Clarification: After this story was published, the editors were made aware of additional methods the study authors used to determine the number of sharks killed for their fins, as well as the inability to genetically trace shark meat to the animals' home waters. This information was added on October 25, 2006.
Some chicken stock, a few mushrooms, chicken breast, scallions, a little sherry, oil, spices—shark fin soup is fairly easy to prepare. But to make soup for six, you'll also need about a pound (half a kilogram) of shark fin meat.
Demand for that crucial ingredient has led to the killing of a median of about 38 million sharks a year, according to a new study that offers what may be the first reliable estimates of the number of sharks killed for their fins.
The United Nations has estimated that only about ten million sharks are harvested each year. Some conservationists, however, put the number at closer to a hundred million.
But until now estimates of the shark harvest were little more than guesses, because the numbers depended on shark fishers to report their catches.
The shark-fin industry, concentrated in a few Asian trading centers, is secretive and wary of any attempts to regulate, or even investigate, its practices.
To make matters murkier, most fisheries-management groups give little attention to sharks, because they are often considered bycatch—fish caught by accidentgiven their low value per pound.
"Apart from implementing various restrictions on the finning of sharks at sea in some countries—e.g., the U.S. and the EU—investment in setting up fisheries-management systems for sharks has been nonexistent for most shark fisheries," said study co-author Murdoch McAllister of the United Kingdom's Imperial College London.
How It Works
Murdoch and his colleagues' new, mathematical estimating method uses trade records from commercial markets and genetic techniques to identify species.

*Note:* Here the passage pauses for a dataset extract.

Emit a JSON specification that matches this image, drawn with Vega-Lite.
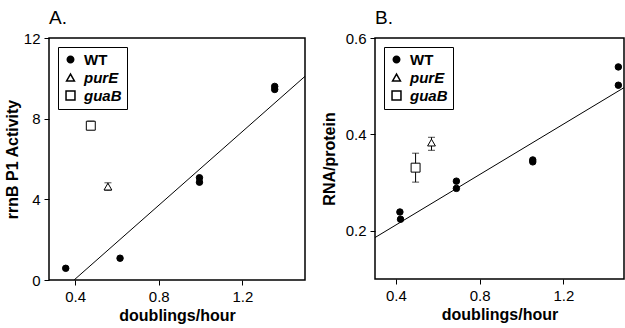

In their effort to accurately estimate the number of fins harvested—and therefore the number of sharks killed—the scientists conducted interviews with traders, studied thousands of auction records, observed auctions and shops for 18 months, and analyzed hundreds of fin samples.
In the end the researchers concluded that from 1996 to 2000 26 to 73 million sharks were traded yearly. The annual median for the period was 38 million—nearly four times the UN estimates but considerably lower than those of many conservationists.